(Data records)
-=-=-
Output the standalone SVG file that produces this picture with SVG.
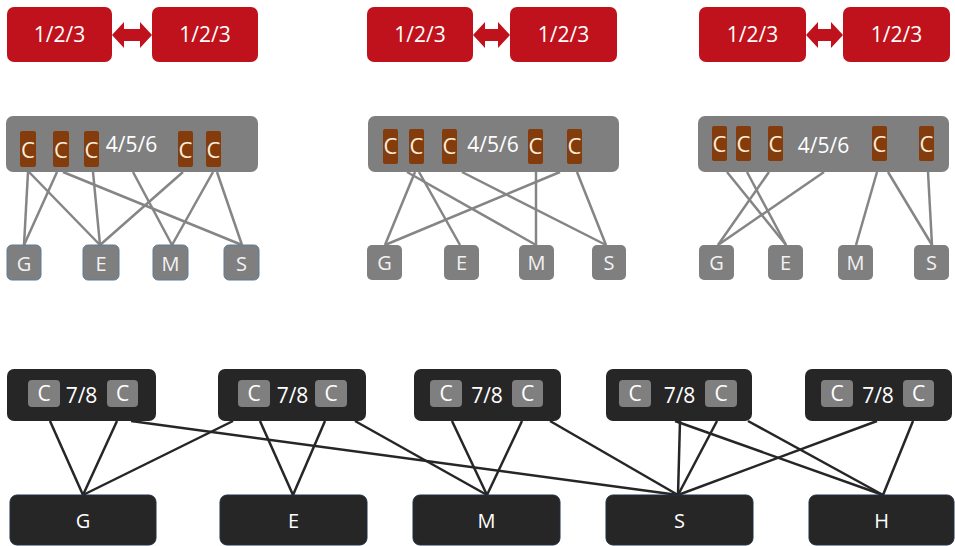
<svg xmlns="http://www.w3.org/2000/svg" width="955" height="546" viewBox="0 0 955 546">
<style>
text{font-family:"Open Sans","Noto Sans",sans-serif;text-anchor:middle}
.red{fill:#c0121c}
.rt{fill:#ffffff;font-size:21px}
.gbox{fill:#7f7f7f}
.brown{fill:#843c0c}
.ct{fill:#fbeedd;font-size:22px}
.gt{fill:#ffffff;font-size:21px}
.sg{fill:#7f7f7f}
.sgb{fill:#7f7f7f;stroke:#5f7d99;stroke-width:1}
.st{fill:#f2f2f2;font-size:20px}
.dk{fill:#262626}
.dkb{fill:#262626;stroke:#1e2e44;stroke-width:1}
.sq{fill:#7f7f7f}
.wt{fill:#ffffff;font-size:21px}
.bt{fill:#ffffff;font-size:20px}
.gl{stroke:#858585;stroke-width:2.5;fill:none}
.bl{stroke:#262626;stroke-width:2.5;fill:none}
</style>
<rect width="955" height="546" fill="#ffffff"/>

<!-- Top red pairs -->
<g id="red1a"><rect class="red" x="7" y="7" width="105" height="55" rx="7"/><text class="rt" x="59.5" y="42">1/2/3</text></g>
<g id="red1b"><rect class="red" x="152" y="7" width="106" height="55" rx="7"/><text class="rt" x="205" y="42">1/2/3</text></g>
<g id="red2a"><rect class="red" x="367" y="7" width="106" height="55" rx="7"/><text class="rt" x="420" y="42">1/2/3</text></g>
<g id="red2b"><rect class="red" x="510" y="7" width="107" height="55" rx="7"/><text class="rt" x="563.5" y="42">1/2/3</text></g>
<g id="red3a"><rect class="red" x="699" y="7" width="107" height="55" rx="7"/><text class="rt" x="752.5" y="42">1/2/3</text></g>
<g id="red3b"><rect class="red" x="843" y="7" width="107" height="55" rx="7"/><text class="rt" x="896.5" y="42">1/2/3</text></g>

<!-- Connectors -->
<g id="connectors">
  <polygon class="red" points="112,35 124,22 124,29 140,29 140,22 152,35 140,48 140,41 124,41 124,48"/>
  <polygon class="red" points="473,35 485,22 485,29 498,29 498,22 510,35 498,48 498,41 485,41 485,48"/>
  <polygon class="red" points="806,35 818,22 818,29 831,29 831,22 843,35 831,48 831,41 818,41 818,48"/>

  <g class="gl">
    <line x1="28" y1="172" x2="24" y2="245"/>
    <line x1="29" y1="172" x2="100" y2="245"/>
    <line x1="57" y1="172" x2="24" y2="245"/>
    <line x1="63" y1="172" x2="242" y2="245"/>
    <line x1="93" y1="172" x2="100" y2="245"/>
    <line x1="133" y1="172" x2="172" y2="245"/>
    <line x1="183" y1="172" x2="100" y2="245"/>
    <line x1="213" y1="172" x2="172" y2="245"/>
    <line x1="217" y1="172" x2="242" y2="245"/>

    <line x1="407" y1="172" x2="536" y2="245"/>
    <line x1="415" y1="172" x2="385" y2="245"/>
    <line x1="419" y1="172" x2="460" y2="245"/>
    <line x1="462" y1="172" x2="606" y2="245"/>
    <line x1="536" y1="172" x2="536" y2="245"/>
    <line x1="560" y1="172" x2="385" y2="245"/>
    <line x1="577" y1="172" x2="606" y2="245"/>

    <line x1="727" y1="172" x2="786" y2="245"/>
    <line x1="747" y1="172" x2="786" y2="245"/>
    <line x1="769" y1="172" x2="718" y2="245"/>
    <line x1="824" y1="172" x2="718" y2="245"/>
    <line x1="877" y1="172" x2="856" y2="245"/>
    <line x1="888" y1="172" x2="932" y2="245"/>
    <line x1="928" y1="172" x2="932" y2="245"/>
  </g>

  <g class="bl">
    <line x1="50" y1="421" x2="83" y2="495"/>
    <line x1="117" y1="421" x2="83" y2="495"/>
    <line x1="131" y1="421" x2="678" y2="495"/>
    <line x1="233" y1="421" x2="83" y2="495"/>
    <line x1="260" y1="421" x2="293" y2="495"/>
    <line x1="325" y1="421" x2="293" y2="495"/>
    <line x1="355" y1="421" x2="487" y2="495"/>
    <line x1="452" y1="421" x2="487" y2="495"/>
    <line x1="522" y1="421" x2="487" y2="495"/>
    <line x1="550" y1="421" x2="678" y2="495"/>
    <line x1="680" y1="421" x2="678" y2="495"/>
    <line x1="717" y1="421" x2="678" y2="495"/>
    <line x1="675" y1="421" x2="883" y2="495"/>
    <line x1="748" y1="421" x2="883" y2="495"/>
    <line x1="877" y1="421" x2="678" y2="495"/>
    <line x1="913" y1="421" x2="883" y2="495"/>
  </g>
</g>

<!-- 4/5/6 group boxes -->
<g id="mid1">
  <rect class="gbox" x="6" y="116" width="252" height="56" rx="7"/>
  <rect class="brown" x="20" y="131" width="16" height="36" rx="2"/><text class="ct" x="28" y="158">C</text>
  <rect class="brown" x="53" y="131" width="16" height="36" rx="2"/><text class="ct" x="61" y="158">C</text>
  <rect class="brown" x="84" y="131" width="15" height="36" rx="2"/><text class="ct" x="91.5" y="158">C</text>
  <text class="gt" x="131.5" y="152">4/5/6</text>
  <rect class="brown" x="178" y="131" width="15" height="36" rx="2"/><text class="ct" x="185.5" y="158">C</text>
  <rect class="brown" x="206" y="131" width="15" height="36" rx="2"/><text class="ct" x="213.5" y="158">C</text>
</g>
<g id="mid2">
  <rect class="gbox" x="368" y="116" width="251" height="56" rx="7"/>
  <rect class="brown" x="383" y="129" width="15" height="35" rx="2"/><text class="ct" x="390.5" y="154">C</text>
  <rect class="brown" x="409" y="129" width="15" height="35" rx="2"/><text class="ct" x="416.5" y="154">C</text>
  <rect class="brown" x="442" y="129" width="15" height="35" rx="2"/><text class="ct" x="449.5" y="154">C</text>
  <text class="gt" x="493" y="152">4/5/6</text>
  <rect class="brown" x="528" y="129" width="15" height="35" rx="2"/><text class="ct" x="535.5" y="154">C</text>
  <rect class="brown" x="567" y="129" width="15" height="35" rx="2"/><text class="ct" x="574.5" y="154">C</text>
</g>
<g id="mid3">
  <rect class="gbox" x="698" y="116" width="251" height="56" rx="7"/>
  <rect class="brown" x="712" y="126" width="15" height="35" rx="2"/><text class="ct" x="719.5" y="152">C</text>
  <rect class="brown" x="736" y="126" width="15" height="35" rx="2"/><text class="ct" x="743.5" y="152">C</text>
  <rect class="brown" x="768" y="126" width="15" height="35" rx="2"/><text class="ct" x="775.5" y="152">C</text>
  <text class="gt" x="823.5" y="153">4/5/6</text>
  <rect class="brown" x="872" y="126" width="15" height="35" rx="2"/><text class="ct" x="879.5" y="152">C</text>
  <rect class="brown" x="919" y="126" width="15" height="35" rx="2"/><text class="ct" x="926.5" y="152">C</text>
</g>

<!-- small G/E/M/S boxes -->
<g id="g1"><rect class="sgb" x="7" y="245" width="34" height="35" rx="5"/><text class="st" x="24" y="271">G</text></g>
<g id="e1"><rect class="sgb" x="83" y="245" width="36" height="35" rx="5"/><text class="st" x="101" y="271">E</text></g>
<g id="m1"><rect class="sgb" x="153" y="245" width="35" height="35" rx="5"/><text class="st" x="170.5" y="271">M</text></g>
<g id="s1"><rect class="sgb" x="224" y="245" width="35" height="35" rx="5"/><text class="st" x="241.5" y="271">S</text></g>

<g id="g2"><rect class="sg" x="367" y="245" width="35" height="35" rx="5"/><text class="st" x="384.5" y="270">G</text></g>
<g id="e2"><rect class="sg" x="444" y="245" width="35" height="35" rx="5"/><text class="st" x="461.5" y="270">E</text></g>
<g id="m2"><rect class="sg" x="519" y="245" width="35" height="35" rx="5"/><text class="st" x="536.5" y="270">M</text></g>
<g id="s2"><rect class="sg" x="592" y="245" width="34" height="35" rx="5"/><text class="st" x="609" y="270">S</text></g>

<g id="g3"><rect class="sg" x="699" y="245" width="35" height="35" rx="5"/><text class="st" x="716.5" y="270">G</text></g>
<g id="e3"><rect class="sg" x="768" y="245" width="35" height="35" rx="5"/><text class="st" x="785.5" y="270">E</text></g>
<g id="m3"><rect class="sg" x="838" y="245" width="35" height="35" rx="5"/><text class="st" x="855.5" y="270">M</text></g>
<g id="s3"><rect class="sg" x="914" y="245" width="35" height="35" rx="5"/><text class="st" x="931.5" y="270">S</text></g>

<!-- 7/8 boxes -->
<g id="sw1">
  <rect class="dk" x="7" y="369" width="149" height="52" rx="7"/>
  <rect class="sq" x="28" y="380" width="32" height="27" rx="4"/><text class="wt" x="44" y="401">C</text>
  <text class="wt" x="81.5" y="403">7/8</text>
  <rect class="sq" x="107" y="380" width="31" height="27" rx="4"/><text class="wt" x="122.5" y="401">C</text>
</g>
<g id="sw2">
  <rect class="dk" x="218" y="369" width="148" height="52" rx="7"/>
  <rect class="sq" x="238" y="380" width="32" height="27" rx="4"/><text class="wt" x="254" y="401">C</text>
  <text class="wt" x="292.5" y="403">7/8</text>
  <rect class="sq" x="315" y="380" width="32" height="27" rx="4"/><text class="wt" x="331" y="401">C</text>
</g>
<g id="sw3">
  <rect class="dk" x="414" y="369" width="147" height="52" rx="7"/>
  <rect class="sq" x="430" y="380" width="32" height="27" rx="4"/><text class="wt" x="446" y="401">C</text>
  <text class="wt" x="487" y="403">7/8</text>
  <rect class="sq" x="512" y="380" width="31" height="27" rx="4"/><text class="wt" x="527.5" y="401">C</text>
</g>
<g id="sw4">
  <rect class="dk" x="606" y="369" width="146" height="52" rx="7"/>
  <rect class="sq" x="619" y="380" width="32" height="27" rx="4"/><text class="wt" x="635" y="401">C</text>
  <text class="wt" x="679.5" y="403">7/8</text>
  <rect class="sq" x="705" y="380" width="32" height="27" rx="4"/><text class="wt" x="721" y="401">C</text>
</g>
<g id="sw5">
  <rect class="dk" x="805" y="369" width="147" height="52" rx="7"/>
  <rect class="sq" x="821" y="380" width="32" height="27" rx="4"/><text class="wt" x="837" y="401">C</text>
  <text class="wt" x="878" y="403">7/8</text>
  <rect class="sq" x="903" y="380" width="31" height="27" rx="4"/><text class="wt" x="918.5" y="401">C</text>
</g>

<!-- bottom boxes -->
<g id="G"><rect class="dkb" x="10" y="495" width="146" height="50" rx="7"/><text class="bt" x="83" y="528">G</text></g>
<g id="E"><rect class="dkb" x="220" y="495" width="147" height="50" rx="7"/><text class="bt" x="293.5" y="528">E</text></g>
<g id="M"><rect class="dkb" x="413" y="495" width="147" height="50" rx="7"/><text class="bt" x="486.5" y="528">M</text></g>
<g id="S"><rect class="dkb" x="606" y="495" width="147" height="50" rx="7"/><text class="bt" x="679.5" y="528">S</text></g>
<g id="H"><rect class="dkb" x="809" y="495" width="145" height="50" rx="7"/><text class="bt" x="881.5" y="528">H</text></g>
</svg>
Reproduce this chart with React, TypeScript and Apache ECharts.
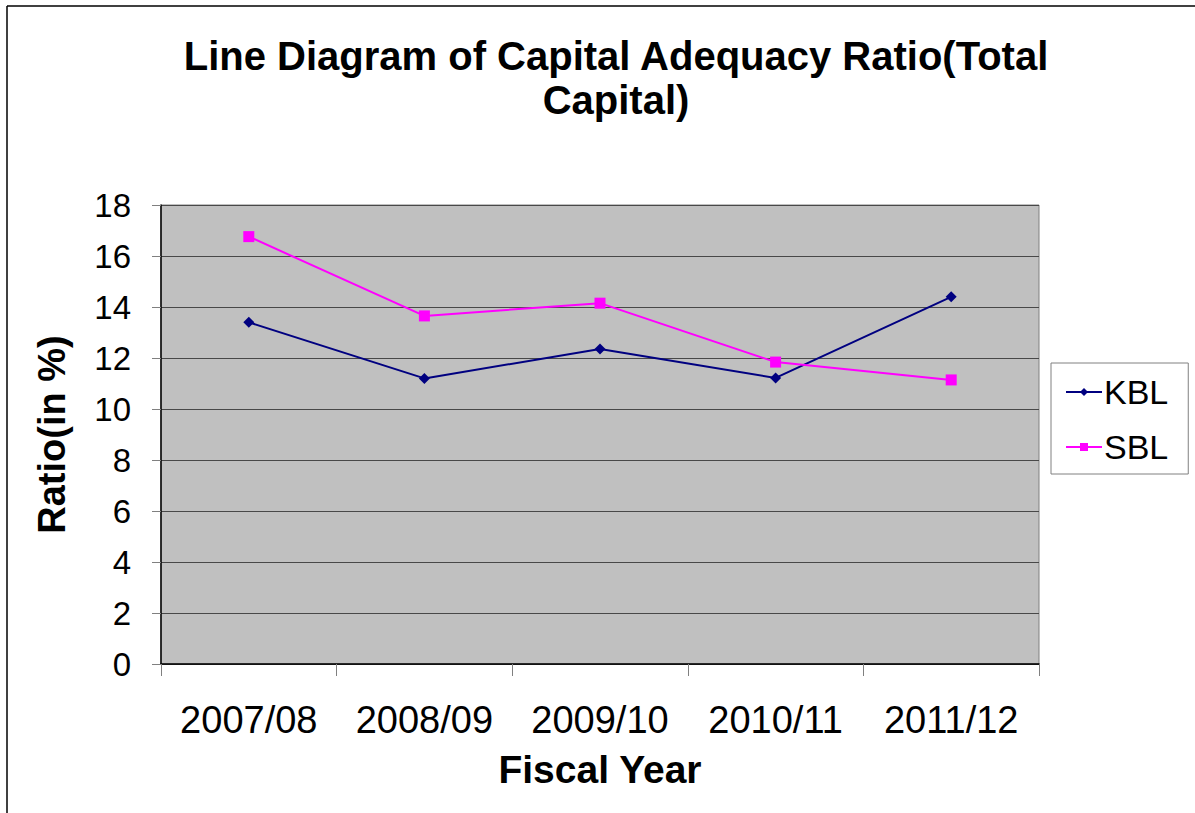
-=-=-
To do ▸ Your task is to report how many lines of the material include the string "with". Give the number and no other words.

Complete response ▸ 2